2 years of accidental contributions from earnings to a Beneficiary IRA

Our clearinghouse did not produce a red-flag when client contributions for 2012 & 2013 we deposited into the client’s Beneficiary IRA. However, in 2014, the check to make a contribution was rejected since apparently safeguards were finally in place.

So now I am faced with a dilemma. How to move those contributions and associated earnings into a contributory IRA. First thought is to open up a Rollover IRA and do so. But if my assumption is correct, contributions cannot be made into a Rollover IRA either. Second thought is to have the clearinghouse re-characterize the previously improperly deposited contributions into a new Traditional IRA I can open for the client. But even there, the bonds he owns in that Beneficiary IRA have earnings which would have to be estimated based upon the interest received form the bonds and the current value of the bonds. It won’t be exact. Perhaps the IRS would make an exception under the unusual circumstances.
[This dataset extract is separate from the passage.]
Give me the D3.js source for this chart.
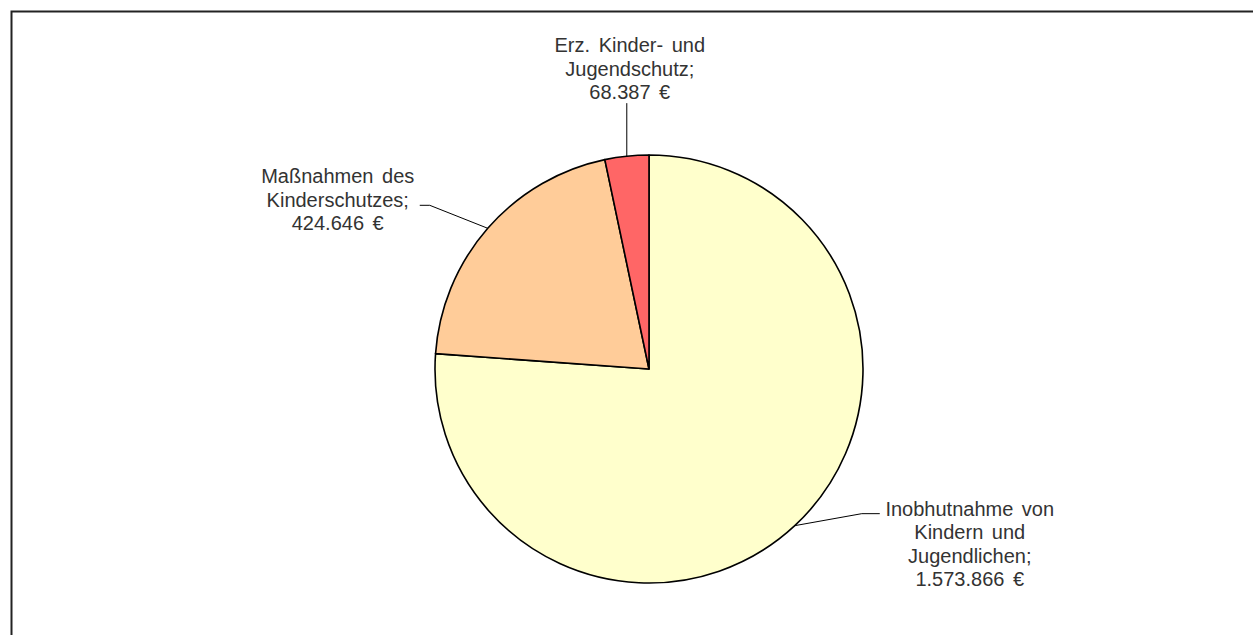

Finally, who is responsible when something like this happens? Is it the advisor? Is it the Brokerage firm? Or is it the clearing house?

Thanks,

Jay



To clarify, did the client have a separate Inherited IRA and a regular IRA?  If not, did they provide any instructions to open a new regular IRA with the first contribution sent?  If the client simply sent in contributions to their inherited IRA then it’s clear that the primary responsibility for the error is theirs.  However, an IRA Custodian should never accept a transaction to or from an IRA that is clearly forbidden (and contributions to inherited IRAs are very clearly forbidden). I would consider the contributions excess contributions and go about removing them as such.  Since it’s past the tax filing deadline plus extensions for 2012 and 2013 the earnings wouldn’t need to be removed, just the excess contributions with a 6% tax penalty paid for each year the excess was in the account.  The withdrawn amounts would not eligible for rollover and I know of know way for the IRS to restore the ability to make contributions for prior years.  Perhaps someone else could suggest an angle to use if seeking relief from the IRS.



The amounts involved do not warrant the expense, fees and delays resulting from a letter ruling request for relief. I don’t know if any of the parties are going to assume responsibility, or what they could do to reverse the error, but it is clear that the 6% penalty for excess contributions is due for 3 years on Form 5329 with a 1040X for 2012 and 2013. A 5329 will also be needed with the 2014 and 2015 returns. Since the due dates have passed, the amount of the excess contributions with no earnings calculation must be distributed and to avoid tax on the distributions the returns for 2012 and 2013 will have to be amended to eliminate any deduction taken for these contributions. A description of this process is on p 37 of Pub 590 A. There is no statute of limitations for excess contributions. The client will expect reimbursement for the presumed costs from someone.